(Exercise directions) Go through the listing and set it down exactly, leaving out its pictures.

Start Input material

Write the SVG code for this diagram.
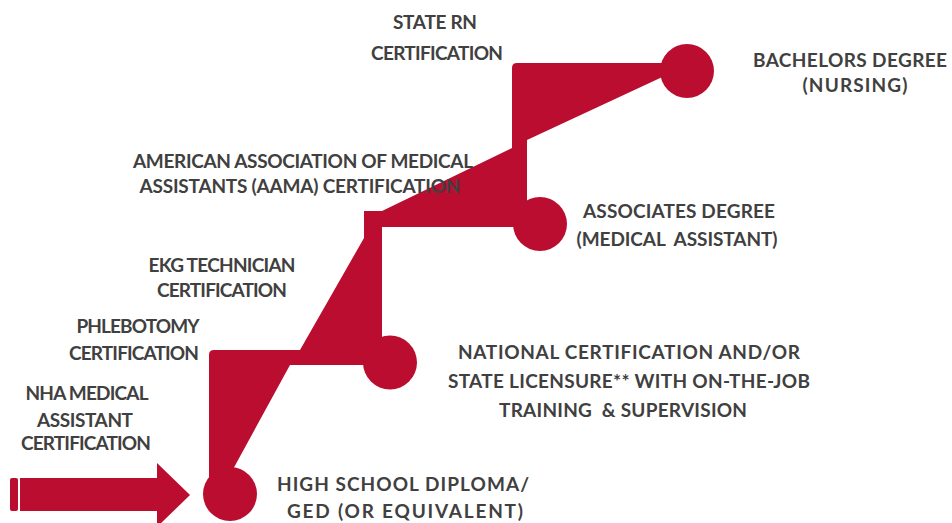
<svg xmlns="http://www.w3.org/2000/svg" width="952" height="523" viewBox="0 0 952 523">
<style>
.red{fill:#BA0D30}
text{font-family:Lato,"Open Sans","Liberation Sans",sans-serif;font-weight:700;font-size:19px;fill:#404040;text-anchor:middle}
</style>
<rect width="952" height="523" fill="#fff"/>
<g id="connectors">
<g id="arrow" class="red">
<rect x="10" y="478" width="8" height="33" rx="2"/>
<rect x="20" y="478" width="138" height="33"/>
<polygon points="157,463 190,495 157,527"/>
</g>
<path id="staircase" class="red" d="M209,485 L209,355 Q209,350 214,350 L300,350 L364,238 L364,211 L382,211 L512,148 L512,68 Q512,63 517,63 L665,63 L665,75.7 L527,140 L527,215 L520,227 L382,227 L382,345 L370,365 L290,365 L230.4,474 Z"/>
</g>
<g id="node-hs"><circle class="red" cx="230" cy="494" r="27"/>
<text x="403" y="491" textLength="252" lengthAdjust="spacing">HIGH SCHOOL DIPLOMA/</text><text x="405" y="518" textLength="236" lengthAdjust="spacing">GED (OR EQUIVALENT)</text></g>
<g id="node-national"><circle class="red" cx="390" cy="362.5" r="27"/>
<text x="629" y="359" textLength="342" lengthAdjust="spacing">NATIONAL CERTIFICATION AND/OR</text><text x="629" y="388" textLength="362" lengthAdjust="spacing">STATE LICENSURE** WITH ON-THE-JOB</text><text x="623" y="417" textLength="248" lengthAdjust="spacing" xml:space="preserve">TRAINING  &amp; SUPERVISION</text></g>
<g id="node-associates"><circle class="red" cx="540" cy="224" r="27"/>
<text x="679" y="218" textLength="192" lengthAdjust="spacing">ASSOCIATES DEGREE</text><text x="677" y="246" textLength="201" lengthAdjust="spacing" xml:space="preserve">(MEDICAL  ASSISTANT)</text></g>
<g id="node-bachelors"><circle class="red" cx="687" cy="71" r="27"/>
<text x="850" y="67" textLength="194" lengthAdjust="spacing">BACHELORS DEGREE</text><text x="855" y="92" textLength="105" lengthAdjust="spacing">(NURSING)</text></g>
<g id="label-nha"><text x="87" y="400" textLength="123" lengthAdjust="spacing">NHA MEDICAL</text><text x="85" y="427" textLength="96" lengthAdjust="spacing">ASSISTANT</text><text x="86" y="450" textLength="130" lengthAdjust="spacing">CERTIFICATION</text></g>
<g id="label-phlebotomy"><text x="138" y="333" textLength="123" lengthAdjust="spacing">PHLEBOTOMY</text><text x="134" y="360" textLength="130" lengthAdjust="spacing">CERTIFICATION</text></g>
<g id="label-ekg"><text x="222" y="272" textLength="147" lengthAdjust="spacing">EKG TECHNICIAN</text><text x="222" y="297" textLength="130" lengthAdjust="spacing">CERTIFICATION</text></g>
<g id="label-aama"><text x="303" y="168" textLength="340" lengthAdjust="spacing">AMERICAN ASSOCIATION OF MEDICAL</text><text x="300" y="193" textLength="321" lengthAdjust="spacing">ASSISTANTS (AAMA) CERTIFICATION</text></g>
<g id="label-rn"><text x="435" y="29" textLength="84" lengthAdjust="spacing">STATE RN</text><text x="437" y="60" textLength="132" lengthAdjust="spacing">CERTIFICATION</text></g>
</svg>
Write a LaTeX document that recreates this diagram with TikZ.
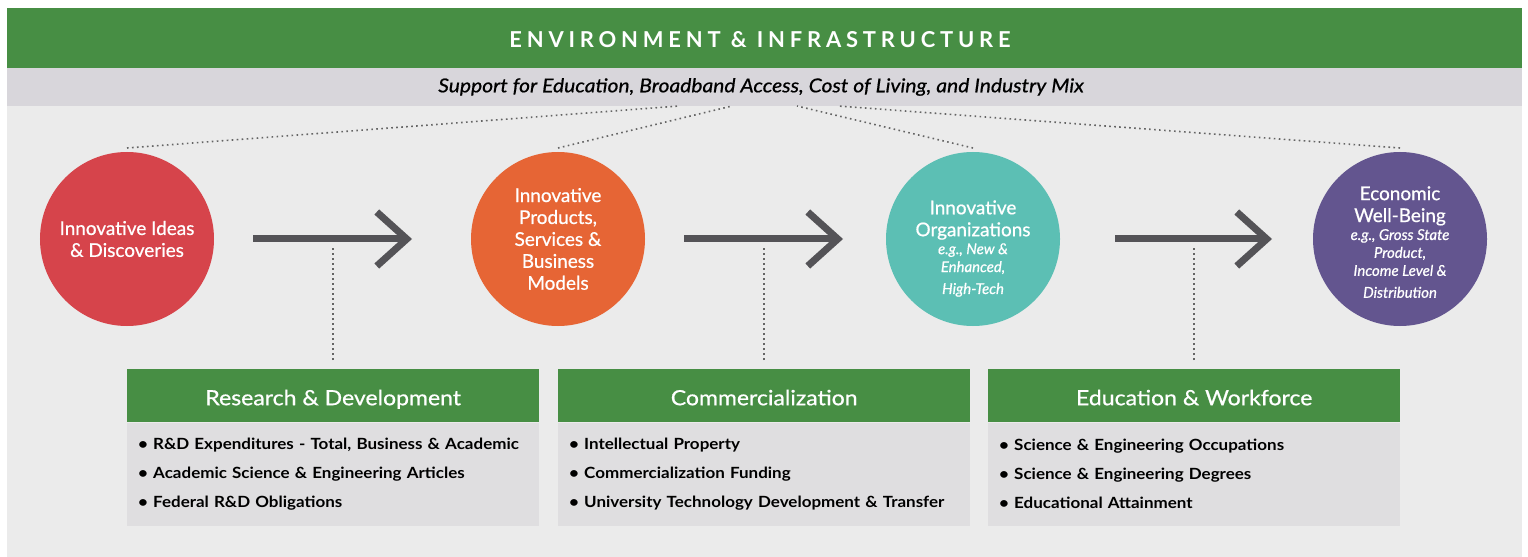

End Input material

(Correct response)
Write the SVG code for this diagram.
<svg xmlns="http://www.w3.org/2000/svg" width="952" height="523" viewBox="0 0 952 523">
<style>
.red{fill:#BA0D30}
text{font-family:Lato,"Open Sans","Liberation Sans",sans-serif;font-weight:700;font-size:19px;fill:#404040;text-anchor:middle}
</style>
<rect width="952" height="523" fill="#fff"/>
<g id="connectors">
<g id="arrow" class="red">
<rect x="10" y="478" width="8" height="33" rx="2"/>
<rect x="20" y="478" width="138" height="33"/>
<polygon points="157,463 190,495 157,527"/>
</g>
<path id="staircase" class="red" d="M209,485 L209,355 Q209,350 214,350 L300,350 L364,238 L364,211 L382,211 L512,148 L512,68 Q512,63 517,63 L665,63 L665,75.7 L527,140 L527,215 L520,227 L382,227 L382,345 L370,365 L290,365 L230.4,474 Z"/>
</g>
<g id="node-hs"><circle class="red" cx="230" cy="494" r="27"/>
<text x="403" y="491" textLength="252" lengthAdjust="spacing">HIGH SCHOOL DIPLOMA/</text><text x="405" y="518" textLength="236" lengthAdjust="spacing">GED (OR EQUIVALENT)</text></g>
<g id="node-national"><circle class="red" cx="390" cy="362.5" r="27"/>
<text x="629" y="359" textLength="342" lengthAdjust="spacing">NATIONAL CERTIFICATION AND/OR</text><text x="629" y="388" textLength="362" lengthAdjust="spacing">STATE LICENSURE** WITH ON-THE-JOB</text><text x="623" y="417" textLength="248" lengthAdjust="spacing" xml:space="preserve">TRAINING  &amp; SUPERVISION</text></g>
<g id="node-associates"><circle class="red" cx="540" cy="224" r="27"/>
<text x="679" y="218" textLength="192" lengthAdjust="spacing">ASSOCIATES DEGREE</text><text x="677" y="246" textLength="201" lengthAdjust="spacing" xml:space="preserve">(MEDICAL  ASSISTANT)</text></g>
<g id="node-bachelors"><circle class="red" cx="687" cy="71" r="27"/>
<text x="850" y="67" textLength="194" lengthAdjust="spacing">BACHELORS DEGREE</text><text x="855" y="92" textLength="105" lengthAdjust="spacing">(NURSING)</text></g>
<g id="label-nha"><text x="87" y="400" textLength="123" lengthAdjust="spacing">NHA MEDICAL</text><text x="85" y="427" textLength="96" lengthAdjust="spacing">ASSISTANT</text><text x="86" y="450" textLength="130" lengthAdjust="spacing">CERTIFICATION</text></g>
<g id="label-phlebotomy"><text x="138" y="333" textLength="123" lengthAdjust="spacing">PHLEBOTOMY</text><text x="134" y="360" textLength="130" lengthAdjust="spacing">CERTIFICATION</text></g>
<g id="label-ekg"><text x="222" y="272" textLength="147" lengthAdjust="spacing">EKG TECHNICIAN</text><text x="222" y="297" textLength="130" lengthAdjust="spacing">CERTIFICATION</text></g>
<g id="label-aama"><text x="303" y="168" textLength="340" lengthAdjust="spacing">AMERICAN ASSOCIATION OF MEDICAL</text><text x="300" y="193" textLength="321" lengthAdjust="spacing">ASSISTANTS (AAMA) CERTIFICATION</text></g>
<g id="label-rn"><text x="435" y="29" textLength="84" lengthAdjust="spacing">STATE RN</text><text x="437" y="60" textLength="132" lengthAdjust="spacing">CERTIFICATION</text></g>
</svg>
Write a LaTeX document that recreates this diagram with TikZ.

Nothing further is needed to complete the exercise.